Sunday, January 17, 2016

My Year With Proust - Day 20

   "While I was reading in the garden, a thing my great-aunt would never have understood my doing save on a Sunday, that being the day on which it was unlawful to indulge in any serious occupation, and on which she herself would lay aside her sewing (on a week-day she would have said, 'How you can go on amusing yourself with a book; it isn't Sunday, you know!' putting into the word 'amusing' an implication of childishness and waste of time)."
Marcel Proust, Swann's Way, p 105

I began this process to try, among other goals, obviously, to shake some memories loose.  This short passage definitely achieved that goal, as two different and very distinct memories came to mind.

The first stretches back almost thirty years.  Brenda, a very young Gary and I were living with my parents.  We had to move in for a year late in my graduate career, after I had run out of funding at UC and before I pulled together a livable deal at Franklin College (where I worked while I finished my dissertation).  Anyway, I was on the computer (and it's funny to think what constituted a computer then) working on a chapter when my mom popped around the corner and asked me if I would run to the store for her.  While I have a million flaws, I normally don't ever squawk about being asked to run errands.  However, I was at a point where I actually had developed some momentum in my writing and was getting some serious work done, so I asked if she could ask Eric or Beth (my youngest siblings, who were both at home at the time) if they could go instead.  She responded that they were watching TV.  The point was that they were doing something that she could understand, and thus was serious, and so it would constitute an inconsiderate interruption to ask them to go.  Whereas I was doing something so alien to her understanding that it could not have been serious, and so it was not an interruption.
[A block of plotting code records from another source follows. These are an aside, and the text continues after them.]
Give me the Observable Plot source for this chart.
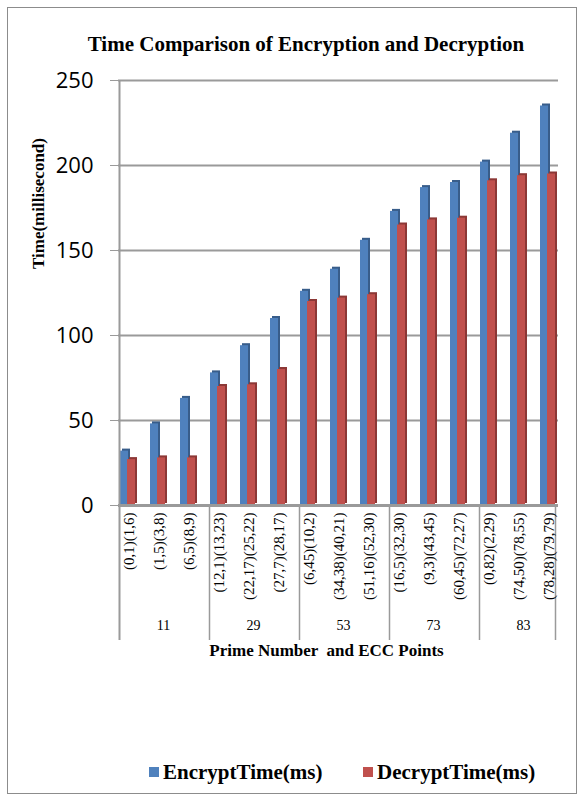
<!DOCTYPE html>
<html><head><meta charset="utf-8">
<script src="https://cdn.jsdelivr.net/npm/d3@7"></script>
<script src="https://cdn.jsdelivr.net/npm/@observablehq/plot@0.6"></script>
<style>
body{margin:0;background:#fff;}
#wrap{position:relative;width:586px;height:803px;overflow:hidden;background:#fff;}
#border{position:absolute;left:7px;top:7px;width:570px;height:787px;border:1px solid #8c8c8c;box-sizing:border-box;}
#title{position:absolute;left:0;width:612px;top:32px;text-align:center;font:bold 21px "Liberation Serif";color:#000;white-space:nowrap;}
#chart{position:absolute;left:0;top:0;}
.sw{position:absolute;width:10px;height:10px;top:767px;}
.lt{position:absolute;top:760px;font:bold 21px "Liberation Serif";color:#000;white-space:nowrap;}
</style></head>
<body>
<div id="wrap">
  <div id="border"></div>
  <div id="chart"></div>
  <div id="title"></div>
  <div class="sw" id="sw1" style="left:149px;"></div><div class="lt" id="lt1" style="left:163px;"></div>
  <div class="sw" id="sw2" style="left:363px;"></div><div class="lt" id="lt2" style="left:377px;"></div>
</div>
<script>
const title = "Time Comparison of Encryption and Decryption";
const yLabel = "Time(millisecond)";
const xLabel = "Prime Number  and ECC Points";
const seriesNames = ["EncryptTime(ms)", "DecryptTime(ms)"];
const seriesColors = ["#4f81bd", "#c0504d"];
const seriesShades = ["#385d8a", "#8c3836"];
const primes = ["11", "29", "53", "73", "83"];
const categories = ["(0,1)(1,6)", "(1,5)(3,8)", "(6,5)(8,9)",
  "(12,1)(13,23)", "(22,17)(25,22)", "(27,7)(28,17)",
  "(6,45)(10,2)", "(34,38)(40,21)", "(51,16)(52,30)",
  "(16,5)(32,30)", "(9,3)(43,45)", "(60,45)(72,27)",
  "(0,82)(2,29)", "(74,50)(78,55)", "(78,28)(79,79)"];
const categoryPrime = ["11","11","11","29","29","29","53","53","53","73","73","73","83","83","83"];
const encrypt = [32, 48, 63, 78, 94, 110, 126, 139, 156, 173, 187, 190, 202, 219, 235];
const decrypt = [27, 28, 28, 70, 71, 80, 120, 122, 124, 165, 168, 169, 191, 194, 195];
const yTicks = [0, 50, 100, 150, 200, 250];

document.getElementById("title").textContent = title;
document.getElementById("sw1").style.background = seriesColors[0];
document.getElementById("sw2").style.background = seriesColors[1];
document.getElementById("lt1").textContent = seriesNames[0];
document.getElementById("lt2").textContent = seriesNames[1];

const data = categories.map((c, i) => ({category: c, prime: categoryPrime[i], encrypt: encrypt[i], decrypt: decrypt[i]}));
const groupStarts = primes.map(p => categories[categoryPrime.indexOf(p)]);
const groupMiddles = primes.map(p => ({prime: p, category: categories[categoryPrime.indexOf(p) + 1]}));
const serif = "Liberation Serif";
const grid = "#9a9a9a";

const chart = Plot.plot({
  width: 586, height: 680,
  marginLeft: 118, marginRight: 28, marginTop: 80, marginBottom: 175,
  style: {background: "transparent"},
  x: {type: "band", domain: categories, range: [113, 564], padding: 0},
  y: {domain: [0, 250]},
  marks: [
    Plot.ruleY(yTicks.filter(v => v > 0), {stroke: grid, strokeWidth: 2}),
    Plot.barY(data, {x: "category", y: "encrypt", fill: seriesShades[0], insetLeft: 6, insetRight: 16, dx: 2, dy: -2}),
    Plot.barY(data, {x: "category", y: "encrypt", fill: seriesColors[0], insetLeft: 6, insetRight: 16}),
    Plot.barY(data, {x: "category", y: "decrypt", fill: seriesShades[1], insetLeft: 13, insetRight: 9, dx: 2, dy: -2}),
    Plot.barY(data, {x: "category", y: "decrypt", fill: seriesColors[1], insetLeft: 13, insetRight: 9}),
    Plot.ruleY([0], {stroke: grid, strokeWidth: 3}),
    Plot.ruleX([categories[0]], {dx: -10, stroke: grid, strokeWidth: 2, insetBottom: -135}),
    Plot.ruleX(groupStarts.slice(1), {dx: -10, y1: 0, y2: 0, insetBottom: -135, stroke: grid, strokeWidth: 1.5}),
    Plot.ruleX([categories[categories.length - 1]], {dx: 6, y1: 0, y2: 0, insetBottom: -135, stroke: grid, strokeWidth: 1.5}),
    Plot.axisY({ticks: yTicks, tickSize: 8, tickPadding: 17, stroke: grid, fontSize: 22, fontFamily: "Open Sans", label: null}),
    Plot.axisX({tickRotate: -90, tickSize: 0, tickPadding: 7, fontSize: 15, fontFamily: serif, label: null}),
    Plot.text(groupMiddles, {x: "category", text: "prime", frameAnchor: "bottom", dy: 124, dx: 4, fontSize: 14, fontFamily: serif}),
    Plot.text([xLabel], {frameAnchor: "bottom", dy: 150, dx: -12, fontSize: 17, fontWeight: "bold", fontFamily: serif}),
    Plot.text([yLabel], {frameAnchor: "left", rotate: -90, dx: -80, dy: -24, fontSize: 17, fontWeight: "bold", fontFamily: serif})
  ]
});
document.getElementById("chart").appendChild(chart);
</script>
</body></html>
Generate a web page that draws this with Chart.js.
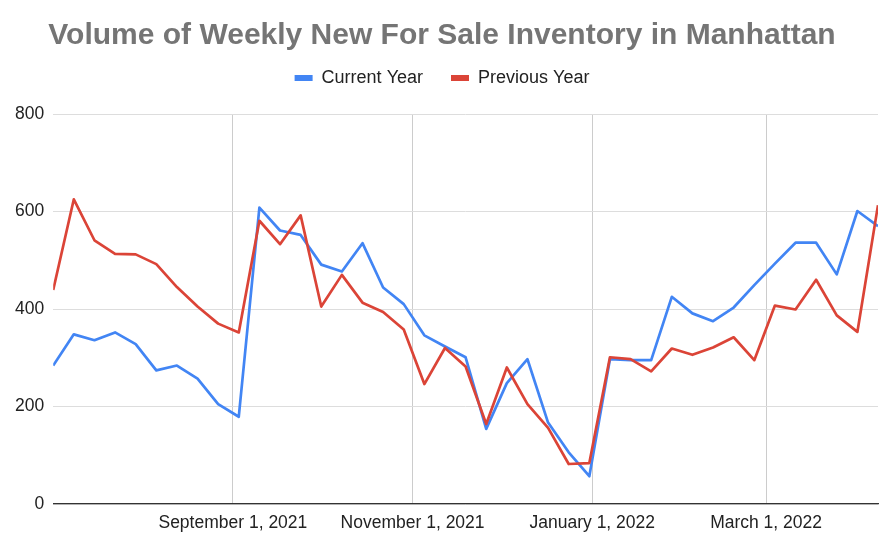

Secondly, I remember riding on the shuttle from central Vermont to Burlington one time, happily buried in a volume of Dickens.  One of the other commuters asked what I was reading, and I told her Bleak House or David Cooperfield or whatever tome I was plowing through at that moment.  She said, "Oh, that's one of the classics, isn't it?"  And it wasn't a good "oh".  It wasn't an "oh" of "wow, that's what I should be doing right now," but rather an "oh" of "I'm so sorry, how did this happen?"  It's actually one of the inspirations for my (never to be finished) book on the epics.  People all too often take that viewpoint when thinking about "classic" literature, and I'm hoping that the book helps people to understand that these works are are actually much more accessible than people think - and that they contain a world of enlightenment and joy - and so you should tackle them.  On a related note, folks on the bus would interrupt me all the time while I was reading, I guess thinking that they were doing me a favor by breaking up that hateful chore, reading.

One final thought: I've had students encourage me to read graphic novels because they're "a quicker way to get the information" than more standard novels.  For a person who loves to read, it's very sad to meet so many people who never give themselves that gift.